Up to and including the line containing "import matplotlib.pyplot as plt", please reproduce the lines of the listing below, starting from the top.

— START OF Data —

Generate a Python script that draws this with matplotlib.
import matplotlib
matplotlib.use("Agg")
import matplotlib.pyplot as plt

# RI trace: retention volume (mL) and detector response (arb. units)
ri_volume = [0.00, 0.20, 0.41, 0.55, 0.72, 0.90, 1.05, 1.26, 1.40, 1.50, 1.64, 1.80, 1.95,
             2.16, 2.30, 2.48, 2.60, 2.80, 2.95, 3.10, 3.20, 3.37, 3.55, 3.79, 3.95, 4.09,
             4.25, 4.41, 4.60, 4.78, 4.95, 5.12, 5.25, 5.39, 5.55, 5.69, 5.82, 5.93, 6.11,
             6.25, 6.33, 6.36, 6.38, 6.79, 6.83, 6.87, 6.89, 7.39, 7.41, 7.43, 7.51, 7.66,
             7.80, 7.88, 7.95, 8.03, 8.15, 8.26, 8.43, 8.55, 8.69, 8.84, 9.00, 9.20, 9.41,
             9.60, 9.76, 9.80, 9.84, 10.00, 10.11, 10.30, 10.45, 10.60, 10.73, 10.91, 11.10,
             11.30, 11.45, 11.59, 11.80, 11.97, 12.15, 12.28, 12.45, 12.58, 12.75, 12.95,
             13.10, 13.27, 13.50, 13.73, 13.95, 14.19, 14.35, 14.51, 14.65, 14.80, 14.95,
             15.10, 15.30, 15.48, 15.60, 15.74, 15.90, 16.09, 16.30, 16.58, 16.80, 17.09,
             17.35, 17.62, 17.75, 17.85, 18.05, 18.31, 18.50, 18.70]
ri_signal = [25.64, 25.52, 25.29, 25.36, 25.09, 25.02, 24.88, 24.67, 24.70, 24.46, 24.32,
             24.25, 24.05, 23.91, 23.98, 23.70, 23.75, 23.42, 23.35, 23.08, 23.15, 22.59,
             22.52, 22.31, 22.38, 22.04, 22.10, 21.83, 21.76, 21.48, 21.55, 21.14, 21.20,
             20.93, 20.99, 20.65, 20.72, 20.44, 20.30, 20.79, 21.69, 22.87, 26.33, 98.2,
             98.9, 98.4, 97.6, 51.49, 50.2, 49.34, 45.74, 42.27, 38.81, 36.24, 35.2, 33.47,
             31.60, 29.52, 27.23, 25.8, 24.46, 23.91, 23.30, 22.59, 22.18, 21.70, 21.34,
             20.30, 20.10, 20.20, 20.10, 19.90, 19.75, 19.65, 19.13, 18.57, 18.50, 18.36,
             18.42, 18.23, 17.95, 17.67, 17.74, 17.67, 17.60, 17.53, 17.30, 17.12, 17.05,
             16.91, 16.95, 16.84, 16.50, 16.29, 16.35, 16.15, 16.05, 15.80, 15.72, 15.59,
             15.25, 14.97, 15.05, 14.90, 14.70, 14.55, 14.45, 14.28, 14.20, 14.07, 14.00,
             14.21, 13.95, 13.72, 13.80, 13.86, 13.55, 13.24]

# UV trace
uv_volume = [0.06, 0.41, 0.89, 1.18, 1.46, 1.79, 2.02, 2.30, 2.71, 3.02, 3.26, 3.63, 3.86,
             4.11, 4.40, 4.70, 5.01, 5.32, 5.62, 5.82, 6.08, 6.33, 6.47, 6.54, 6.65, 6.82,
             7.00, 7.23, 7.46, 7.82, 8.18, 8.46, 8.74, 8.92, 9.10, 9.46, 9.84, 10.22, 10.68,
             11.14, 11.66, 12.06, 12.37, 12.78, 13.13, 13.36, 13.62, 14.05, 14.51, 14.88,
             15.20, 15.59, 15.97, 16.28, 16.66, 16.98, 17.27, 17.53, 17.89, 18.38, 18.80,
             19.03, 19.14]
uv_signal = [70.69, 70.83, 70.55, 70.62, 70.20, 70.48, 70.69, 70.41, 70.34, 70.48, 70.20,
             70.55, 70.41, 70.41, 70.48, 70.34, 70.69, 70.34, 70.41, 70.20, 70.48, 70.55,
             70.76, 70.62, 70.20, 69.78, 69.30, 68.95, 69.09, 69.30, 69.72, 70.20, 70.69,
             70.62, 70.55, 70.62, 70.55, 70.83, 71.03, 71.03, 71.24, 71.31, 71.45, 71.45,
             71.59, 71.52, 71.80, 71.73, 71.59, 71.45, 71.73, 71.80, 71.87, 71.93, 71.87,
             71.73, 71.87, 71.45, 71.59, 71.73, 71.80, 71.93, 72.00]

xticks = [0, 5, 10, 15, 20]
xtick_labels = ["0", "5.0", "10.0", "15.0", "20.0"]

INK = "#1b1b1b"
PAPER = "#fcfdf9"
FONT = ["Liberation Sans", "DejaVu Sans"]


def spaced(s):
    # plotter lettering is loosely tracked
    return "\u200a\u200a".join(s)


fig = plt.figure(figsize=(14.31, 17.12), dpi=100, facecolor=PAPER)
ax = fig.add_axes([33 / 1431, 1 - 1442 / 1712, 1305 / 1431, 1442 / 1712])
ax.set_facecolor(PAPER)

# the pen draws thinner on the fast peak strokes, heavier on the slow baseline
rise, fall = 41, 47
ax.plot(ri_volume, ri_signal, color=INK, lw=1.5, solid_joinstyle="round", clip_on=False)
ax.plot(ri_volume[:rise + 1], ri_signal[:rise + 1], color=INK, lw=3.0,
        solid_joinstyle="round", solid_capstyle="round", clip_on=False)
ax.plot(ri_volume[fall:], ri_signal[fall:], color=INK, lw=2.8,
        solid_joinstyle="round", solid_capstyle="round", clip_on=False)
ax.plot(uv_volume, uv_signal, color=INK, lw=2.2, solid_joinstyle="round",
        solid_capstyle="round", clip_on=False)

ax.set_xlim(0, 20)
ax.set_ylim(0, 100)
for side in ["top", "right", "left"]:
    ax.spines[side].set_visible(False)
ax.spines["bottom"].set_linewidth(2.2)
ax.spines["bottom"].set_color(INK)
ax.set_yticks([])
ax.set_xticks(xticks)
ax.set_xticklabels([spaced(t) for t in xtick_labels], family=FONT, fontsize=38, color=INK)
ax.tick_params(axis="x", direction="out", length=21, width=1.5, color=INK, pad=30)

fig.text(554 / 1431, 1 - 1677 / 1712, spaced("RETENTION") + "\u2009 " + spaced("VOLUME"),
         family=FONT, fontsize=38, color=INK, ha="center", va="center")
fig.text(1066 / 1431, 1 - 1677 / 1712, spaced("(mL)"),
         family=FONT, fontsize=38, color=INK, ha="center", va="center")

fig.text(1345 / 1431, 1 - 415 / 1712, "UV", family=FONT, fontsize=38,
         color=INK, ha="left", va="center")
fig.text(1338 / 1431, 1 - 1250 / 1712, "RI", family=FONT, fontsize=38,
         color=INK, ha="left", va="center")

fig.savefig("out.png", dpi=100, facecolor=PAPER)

— END OF Data —

_Correct answer_:
Generate a Python script that draws this with matplotlib.
import matplotlib
matplotlib.use("Agg")
import matplotlib.pyplot as plt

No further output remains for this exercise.